A grand jury is investigating whether Democrat Josh Stein lied during his successful 2020 reelection campaign for attorney general in an ad blaming his Republican rival for a backlog of untested rape kits, according to court records.

Stein’s opponent, Forsyth County District Attorney Jim O’Neill, protested that police are responsible for processing rape kits — not prosecutors. He complained to the State Board of Elections, which found there was too much “ambiguity” to recommend charges. But the office of Wake County District Attorney Lorrin Freeman announced plans to propose an indictment to a grand jury this summer, according to the court filings, prompting Stein’s campaign to file a federal lawsuit to stop her.

Freeman, a Democrat, recused herself from the investigation but has defended it, telling one reporter that “the system needs to apply to all, and without bias.”

Stein maintained in court that the line from the ad — “O’Neill left 1,500 rape kits on a shelf” — was accurate, because prosecutors can encourage and assist police in clearing their evidence backlogs. (O’Neill had previously blamed the statewide backlog on Stein, who first became attorney general in 2017).

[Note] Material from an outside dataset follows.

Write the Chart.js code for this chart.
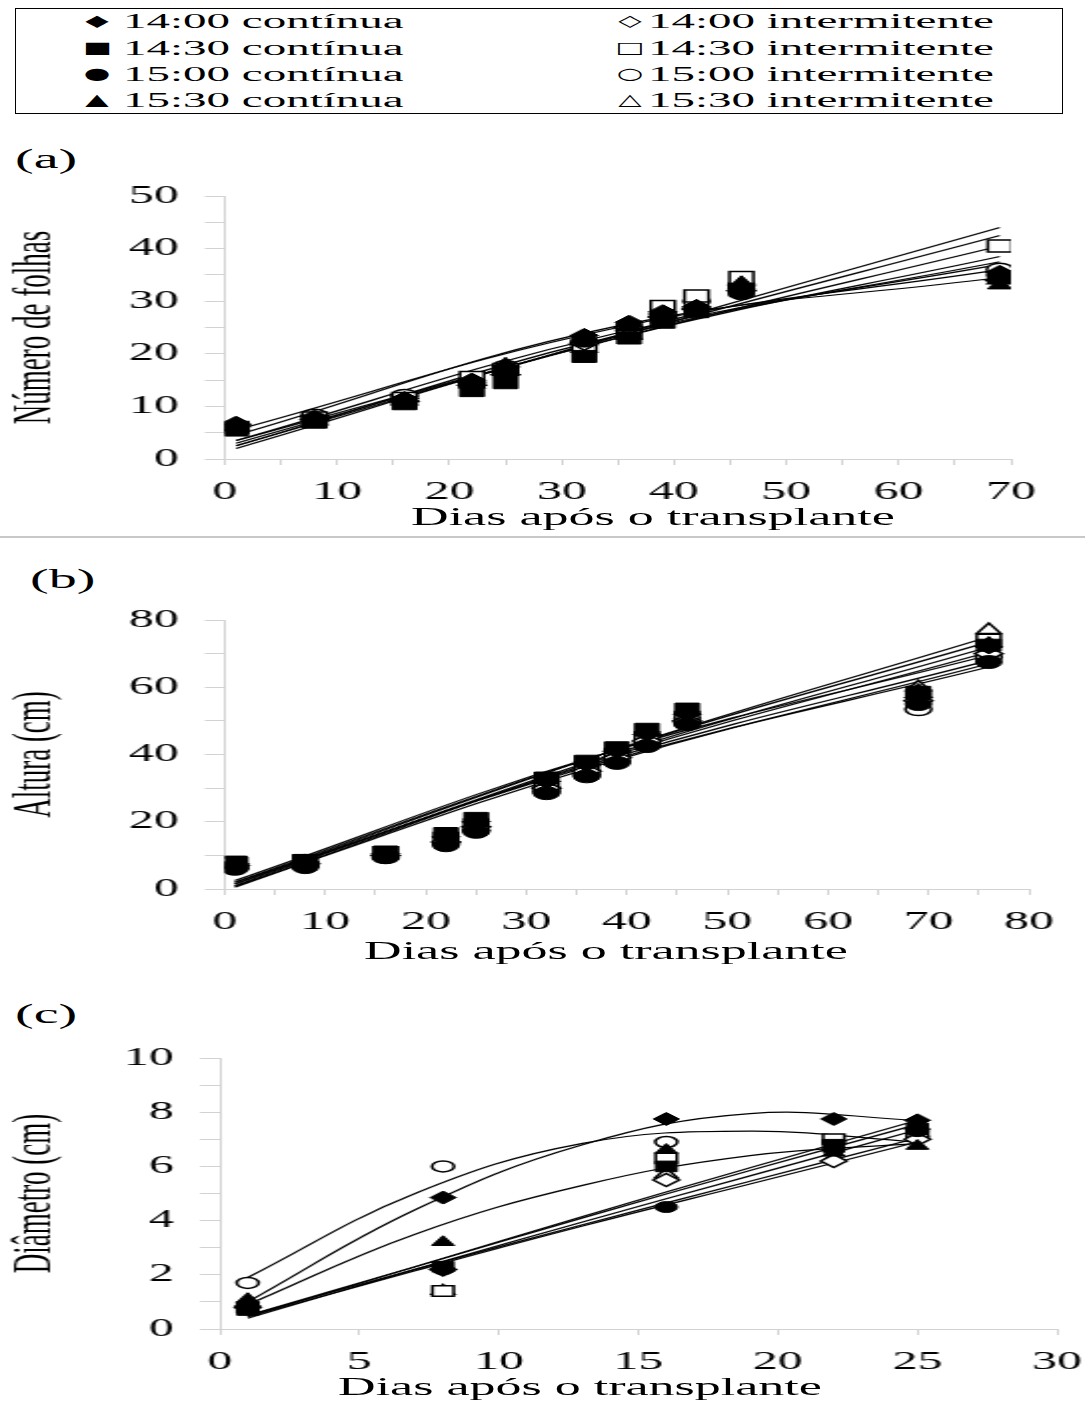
<!DOCTYPE html>
<html>
<head>
<meta charset="utf-8">
<script src="https://cdn.jsdelivr.net/npm/chart.js@4.4.1/dist/chart.umd.min.js"></script>
<style>
  body { margin: 0; width: 1085px; height: 1402px; position: relative; overflow: hidden; background: #fff; color: #000; font-family: 'Liberation Serif', 'Times New Roman', serif; }
  .panel { position: absolute; left: 0; width: 543px; transform-origin: 0 0; transform: scaleX(1.998); }
  .panel canvas { display: block; }
  .txt { position: absolute; white-space: nowrap; line-height: 1; }
  .stretch { transform-origin: 0 50%; transform: scaleX(2); }
  .centered { transform-origin: 50% 50%; transform: translateX(-50%) scaleX(2); }
  .legend-box { position: absolute; left: 15px; top: 8px; width: 1048px; height: 106px; border: 1.5px solid #000; box-sizing: border-box; }
  .leg-text { font-size: 20px; transform-origin: 0 50%; transform: scaleX(2.35); }
  .leg-mark { font-family: 'DejaVu Sans', sans-serif; font-size: 16px; transform-origin: 50% 50%; transform: translate(-50%, -50%) scaleX(1.9); }
  .sep { position: absolute; left: 0; top: 536px; width: 1085px; height: 2px; background: #c8c8c8; }
</style>
</head>
<body>
<div class="legend-box"></div>
<div id="legend"></div>

<div class="txt stretch" style="left:15px; top:145px; font-size:28px;">(a)</div>
<div class="panel" style="top:140px;"><canvas id="chartA" width="543" height="397"></canvas></div>
<div class="txt centered" style="left:653px; top:504px; font-size:26px;">Dias após o transplante</div>
<div class="sep"></div>

<div class="txt stretch" style="left:30px; top:565px; font-size:28px;">(b)</div>
<div class="panel" style="top:540px;"><canvas id="chartB" width="543" height="430"></canvas></div>
<div class="txt centered" style="left:606px; top:938px; font-size:26px;">Dias após o transplante</div>

<div class="txt stretch" style="left:15px; top:1000px; font-size:28px;">(c)</div>
<div class="panel" style="top:970px;"><canvas id="chartC" width="543" height="432"></canvas></div>
<div class="txt centered" style="left:580px; top:1374px; font-size:26px;">Dias após o transplante</div>

<script>
/******************** SERIES ******************/
const seriesNames = [
  '14:00 contínua', '14:00 intermitente',
  '14:30 contínua', '14:30 intermitente',
  '15:00 contínua', '15:00 intermitente',
  '15:30 contínua', '15:30 intermitente'
];
const legendSymbols = ['◆', '◇', '■', '□', '●', '○', '▲', '△'];

/******************** (a) NUMERO DE FOLHAS ******************/
const daysA = [1, 8, 16, 22, 25, 32, 36, 39, 42, 46, 69];
const leavesA = [
  [6.8, 8.0, 11.5, 15.0, 17.5, 23.5, 26.0, 28.0, 29.0, 32.5, 35.5],
  [6.5, 7.5, 11.0, 14.0, 16.0, 22.0, 25.0, 27.0, 28.5, 32.0, 34.0],
  [5.5, 7.0, 10.5, 13.0, 14.5, 19.5, 23.0, 26.0, 28.0, 32.0, 34.5],
  [6.0, 7.8, 11.5, 15.5, 17.0, 21.5, 24.0, 29.0, 31.0, 34.5, 40.5],
  [6.0, 7.5, 11.0, 14.0, 16.5, 22.5, 25.5, 27.0, 28.5, 31.5, 35.0],
  [6.2, 8.2, 12.0, 14.5, 17.5, 22.0, 24.5, 27.5, 30.0, 33.0, 36.0],
  [6.0, 7.8, 11.2, 14.5, 18.0, 23.0, 25.0, 26.5, 29.0, 33.5, 33.0],
  [6.3, 7.2, 11.0, 14.2, 16.8, 21.0, 23.5, 27.0, 29.5, 33.0, 34.0]
];
const trendDaysA = [1, 35, 69];
const trendA = [
  [2.5, 23.5, 44.0],
  [3.0, 23.3, 42.5],
  [3.5, 23.0, 40.5],
  [2.0, 23.0, 38.5],
  [2.5, 23.5, 37.5],
  [3.5, 24.0, 37.0],
  [5.5, 25.0, 36.0],
  [4.5, 25.3, 34.5]
];
const xLabelsA = [0, 10, 20, 30, 40, 50, 60, 70];
const yLabelsA = [0, 10, 20, 30, 40, 50];

/******************** (b) ALTURA ******************/
const daysB = [1, 8, 16, 22, 25, 32, 36, 39, 42, 46, 69, 76];
const heightB = [
  [7.5, 8.0, 10.5, 15.5, 20.0, 32.0, 37.0, 41.0, 46.0, 52.0, 57.0, 72.0],
  [7.0, 7.5, 10.0, 14.0, 18.5, 30.0, 35.0, 39.0, 44.0, 50.0, 56.0, 70.0],
  [8.0, 8.5, 11.0, 16.5, 21.0, 33.0, 38.0, 42.0, 47.5, 53.5, 58.5, 72.5],
  [7.5, 8.3, 10.8, 15.0, 19.0, 31.0, 36.0, 40.0, 45.0, 51.0, 57.5, 74.0],
  [6.0, 6.5, 9.5, 13.0, 17.0, 28.5, 33.5, 37.5, 42.5, 49.0, 55.0, 67.5],
  [6.5, 7.0, 9.5, 13.5, 17.5, 29.0, 34.0, 38.0, 43.0, 49.5, 53.5, 69.0],
  [7.0, 7.8, 10.0, 14.5, 19.5, 32.5, 37.5, 41.5, 47.0, 53.0, 59.0, 73.0],
  [7.2, 8.0, 10.3, 15.2, 18.5, 31.5, 36.5, 40.5, 45.5, 52.0, 60.0, 77.0]
];
const trendDaysB = [1, 38, 76];
const trendB = [
  [1.5, 40.5, 75.0],
  [2.0, 40.5, 73.5],
  [1.0, 39.5, 72.0],
  [0.5, 39.0, 70.5],
  [2.5, 40.5, 69.5],
  [1.5, 38.5, 68.0],
  [0.8, 37.5, 67.0],
  [2.0, 38.0, 66.0]
];
const xLabelsB = [0, 10, 20, 30, 40, 50, 60, 70, 80];
const yLabelsB = [0, 20, 40, 60, 80];

/******************** (c) DIAMETRO ******************/
const daysC = [1, 8, 16, 22, 25];
const diameterC = [
  [0.85, 4.85, 7.75, 7.75, 7.70],
  [0.80, 2.20, 5.50, 6.20, 7.00],
  [0.70, 2.30, 6.00, 6.80, 7.40],
  [0.80, 1.40, 6.30, 7.00, 7.20],
  [0.85, 2.20, 4.50, 6.60, 7.30],
  [1.70, 6.00, 6.90, 6.90, 7.10],
  [1.10, 3.20, 6.60, 6.50, 6.75],
  [0.90, 1.40, 5.70, 6.30, 7.50]
];
const trendDaysC = [1, 7, 13, 19, 25];
const trendC = [
  [1.00, 4.40, 6.80, 7.95, 7.70],
  [1.90, 5.00, 6.85, 7.30, 6.90],
  [0.90, 3.50, 5.30, 6.40, 6.85],
  [0.45, 2.30, 4.15, 5.95, 7.70],
  [0.50, 2.30, 4.10, 5.85, 7.55],
  [0.40, 2.20, 3.95, 5.65, 7.35],
  [0.50, 2.20, 3.85, 5.45, 7.05],
  [0.45, 2.15, 3.80, 5.35, 6.90]
];
const xLabelsC = [0, 5, 10, 15, 20, 25, 30];
const yLabelsC = [0, 2, 4, 6, 8, 10];

/******************** STYLE ******************/
const FONT = "'Liberation Serif', 'Times New Roman', serif";
const AXIS_GRAY = '#d2d2d2';
const markerStyles = ['rectRot', 'rectRot', 'rect', 'rect', 'circle', 'circle', 'triangle', 'triangle'];
const markerFilled = [true, false, true, false, true, false, true, false];

Chart.defaults.font.family = FONT;
Chart.defaults.color = '#000';

/******************** INIT ******************/
document.addEventListener('DOMContentLoaded', () => {
  renderLegend();

  makePanel('chartA', {
    days: daysA, values: leavesA, trendDays: trendDaysA, trend: trendA,
    xLabels: xLabelsA, yLabels: yLabelsA, xStep: 5, yStep: 5,
    yTitle: 'Número de folhas', sizes: { rectRot: 7, rect: 8.5, circle: 6.5, triangle: 7 },
    padTop: 56, padRight: 37, yWidth: 112.5, xHeight: 78
  });

  makePanel('chartB', {
    days: daysB, values: heightB, trendDays: trendDaysB, trend: trendB,
    xLabels: xLabelsB, yLabels: yLabelsB, xStep: 5, yStep: 10,
    yTitle: 'Altura (cm)', sizes: { rectRot: 7, rect: 8.5, circle: 6.5, triangle: 7 },
    padTop: 80, padRight: 28, yWidth: 112.5, xHeight: 81
  });

  makePanel('chartC', {
    days: daysC, values: diameterC, trendDays: trendDaysC, trend: trendC,
    xLabels: xLabelsC, yLabels: yLabelsC, xStep: 5, yStep: 1,
    yTitle: 'Diâmetro (cm)', sizes: { rectRot: 6.5, rect: 7.5, circle: 5.5, triangle: 6.5 },
    padTop: 88, padRight: 14, yWidth: 110, xHeight: 73
  });
});

/******************** LEGEND ******************/
function renderLegend() {
  const box = document.getElementById('legend');
  const rowsY = [21, 48, 74, 100];
  const cols = [{ mark: 97, text: 123 }, { mark: 630, text: 648 }];

  seriesNames.forEach((name, i) => {
    const col = cols[i % 2];
    const y = rowsY[Math.floor(i / 2)];
    box.insertAdjacentHTML('beforeend', `
      <div class="txt leg-mark" style="left:${col.mark}px; top:${y}px;">${legendSymbols[i]}</div>
      <div class="txt leg-text" style="left:${col.text}px; top:${y - 10}px;">${name}</div>`);
  });
}

/******************** PANELS ******************/
function makePanel(id, cfg) {
  const ctx = document.getElementById(id);

  // filled markers on top, open markers below them, trend lines at the back
  const markerSets = cfg.values.map((vals, i) => ({
    data: cfg.days.map((d, j) => ({ x: d, y: vals[j] })),
    pointStyle: markerStyles[i],
    pointRadius: cfg.sizes[markerStyles[i]],
    backgroundColor: markerFilled[i] ? '#000' : '#fff',
    borderColor: '#000',
    borderWidth: markerFilled[i] ? 1 : 1.5,
    showLine: false,
    order: markerFilled[i] ? 0 : 1
  }));

  const trendSets = cfg.trend.map(vals => ({
    data: cfg.trendDays.map((d, j) => ({ x: d, y: vals[j] })),
    showLine: true,
    pointRadius: 0,
    borderColor: '#000',
    borderWidth: 1.2,
    tension: 0.4,
    fill: false,
    order: 2
  }));

  const xl = cfg.xLabels, yl = cfg.yLabels;

  new Chart(ctx, {
    type: 'scatter',
    data: { datasets: markerSets.concat(trendSets) },
    options: {
      responsive: false,
      animation: false,
      devicePixelRatio: 1,
      layout: { padding: { top: cfg.padTop, right: cfg.padRight, left: 0, bottom: 0 } },
      plugins: { legend: { display: false }, tooltip: { enabled: false } },
      scales: {
        x: {
          type: 'linear',
          min: xl[0], max: xl[xl.length - 1],
          afterFit: axis => {
            axis.height = cfg.xHeight;
            axis.paddingLeft = 0;
            axis.paddingRight = 0;
          },
          ticks: {
            stepSize: cfg.xStep, autoSkip: false, maxRotation: 0, padding: 12,
            font: { size: 25 }, color: '#000',
            callback: v => xl.includes(v) ? v : ''
          },
          grid: { drawOnChartArea: false, drawTicks: true, tickLength: 6, color: AXIS_GRAY },
          border: { display: true, color: AXIS_GRAY, width: 1 }
        },
        y: {
          type: 'linear',
          min: yl[0], max: yl[yl.length - 1],
          afterFit: axis => { axis.width = cfg.yWidth; },
          ticks: {
            stepSize: cfg.yStep, autoSkip: false, padding: 13,
            font: { size: 25 }, color: '#000',
            callback: v => yl.includes(v) ? v : ''
          },
          grid: { drawOnChartArea: false, drawTicks: true, tickLength: 10, color: AXIS_GRAY },
          border: { display: true, color: AXIS_GRAY, width: 1 },
          title: {
            display: true, text: cfg.yTitle,
            font: { size: 27 }, color: '#000', padding: { top: 2, bottom: 0 }
          }
        }
      }
    }
  });
}
</script>
</body>
</html>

Even if the ad was false, Stein argued, it would be protected under current First Amendment doctrine. The U.S. Supreme Court in 2012 struck down a law criminalizing false claims of military honors, saying that “falsity alone may not suffice to bring the speech outside the First Amendment.”

A federal district court judge ruled against him earlier this month, saying that “the statute advances compelling state interests in protecting against fraud and libel in elections and is narrowly tailored to serve those interests.”

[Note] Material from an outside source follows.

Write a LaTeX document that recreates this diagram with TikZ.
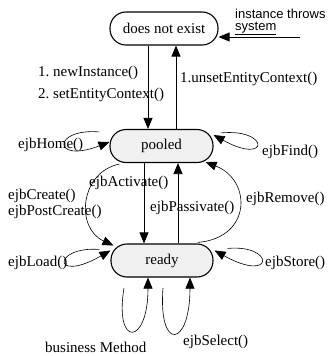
\documentclass[tikz,border=0pt]{standalone}
\usepackage{fontspec}
\setmainfont{Liberation Serif}
\newfontfamily\sansf{Liberation Sans}
\usetikzlibrary{arrows.meta}
\begin{document}
\begin{tikzpicture}[x=1pt,y=-1pt,
  state/.style={draw,line width=1.1pt,rectangle,rounded corners=16pt,minimum height=33pt,inner sep=0pt,font=\fontsize{15}{17}\selectfont},
  lbl/.style={anchor=west,inner sep=0pt,font=\fontsize{15}{17}\selectfont},
  slbl/.style={anchor=west,inner sep=0pt,font=\sansf\fontsize{13}{15}\selectfont},
  arr/.style={line width=0.8pt,-{Triangle[length=11pt,width=9pt]}},
  loop/.style={line width=0.6pt,-{Triangle[length=11pt,width=9pt]}}]
\useasboundingbox (0,0) rectangle (332,356);
% states
\node[state,minimum width=108pt] (dne) at (164,28.5) {does not exist};
\node[state,minimum width=103pt,fill=gray!12] (pooled) at (161.5,146) {pooled};
\node[state,minimum width=102pt,fill=gray!12] (ready) at (162,260.5) {ready};
% helper coordinates
\coordinate (xa) at (148,0);
\coordinate (xb) at (176,0);
\coordinate (xc) at (144,0);
\coordinate (xd) at (178,0);
\coordinate (xe) at (148,0);
\coordinate (xf) at (190,0);
\coordinate (sysend) at (300,37);
% main transitions
\draw[arr] (dne.south -| xa) -- (pooled.north -| xa);
\draw[arr] (pooled.north -| xb) -- (dne.south -| xb);
\draw[arr] (pooled.south -| xc) -- (ready.north -| xc);
\draw[arr] (ready.north -| xd) -- (pooled.south -| xd);
\draw[arr] (sysend) -- (dne.east |- sysend);
% curves between pooled and ready
\draw[loop] (pooled.south west) ++(10,1) .. controls (80,172) and (75,228) .. ([xshift=3pt,yshift=-2pt]ready.north west);
\draw[loop] (ready.north east) ++(-16,-1) .. controls (252,238) and (252,180) .. ([xshift=-8pt,yshift=1pt]pooled.south east);
% self loops
\draw[loop] (pooled.north west) ++(-10,3) .. controls (52,128) and (52,164) .. ([yshift=4pt]pooled.west);
\draw[loop] (pooled.north east) ++(7,4) .. controls (270,128) and (270,166) .. ([yshift=11pt]pooled.east);
\draw[loop] (ready.north west) ++(-11,6) .. controls (52,246) and (52,284) .. ([yshift=10pt]ready.west);
\draw[loop] (ready.north east) ++(14,5) .. controls (275,244) and (275,284) .. ([xshift=1pt,yshift=10pt]ready.east);
\draw[loop] (124,288) .. controls (114,348) and (148,346) .. (ready.south -| xe);
\draw[loop] (163,288) .. controls (158,352) and (190,348) .. (ready.south -| xf);
% labels
\node[lbl] (l1) at (38,73) {1.~newInstance()};
\node[lbl] (l2) at (38,95) {2.~setEntityContext()};
\node[lbl] (l3) at (180,79) {1.unsetEntityContext()};
\node[slbl] (l4) at (235,14) {instance throws};
\node[slbl] (l5) at (235,28.5) {\underline{system}};
\node[lbl] (l6) at (18,145) {ejbHome()};
\node[lbl] (l7) at (262,152) {ejbFind()};
\node[lbl] (l8) at (89,183) {ejbActivate()};
\node[lbl] (l9) at (150,208) {ejbPassivate()};
\node[lbl] (l10) at (8,196) {ejbCreate()};
\node[lbl] (l11) at (8,212) {ejbPostCreate()};
\node[lbl] (l12) at (246,199) {ejbRemove()};
\node[lbl] (l13) at (8,263) {ejbLoad()};
\node[lbl] (l14) at (265,263) {ejbStore()};
\node[lbl] (l15) at (45,347) {business Method};
\node[lbl] (l16) at (183,342) {ejbSelect()};
\end{tikzpicture}
\end{document}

The appeals panel did not conclude whether the First Amendment would protect a law banning false and defamatory campaign advertising. But it ruled that the North Carolina law appears to unconstitutionally sweep in political attacks that are derogatory but factual.

“The First Amendment does not permit a State to criminalize ‘true statements,’ even those made with ‘actual malice,’ ” the court wrote.

Similar laws in Minnesota and Ohio have been struck down by appellate courts.

The ruling is an injunction pending appeal; the judges are scheduled to hear arguments on the case in December. Two judges, Obama appointee Albert Diaz and Biden appointee Toby J. Heytens, endorsed the injunction. In dissent, Trump appointee Allison Jones Rushing said she would let “North Carolina’s courts construe this untested statute in the normal course if it is actually enforced.”

An attorney for the plaintiffs, who also include the consultants who made the ad and the woman who starred in it, celebrated the ruling.

“We’re gratified that the court saw the merit in hitting the pause button ... so that they can consider the First Amendment implications of permitting criminal prosecutions for speech concerning important public issues,” attorney Pressly Millen said in an email.

An attorney for Freeman did not immediately return a request for comment.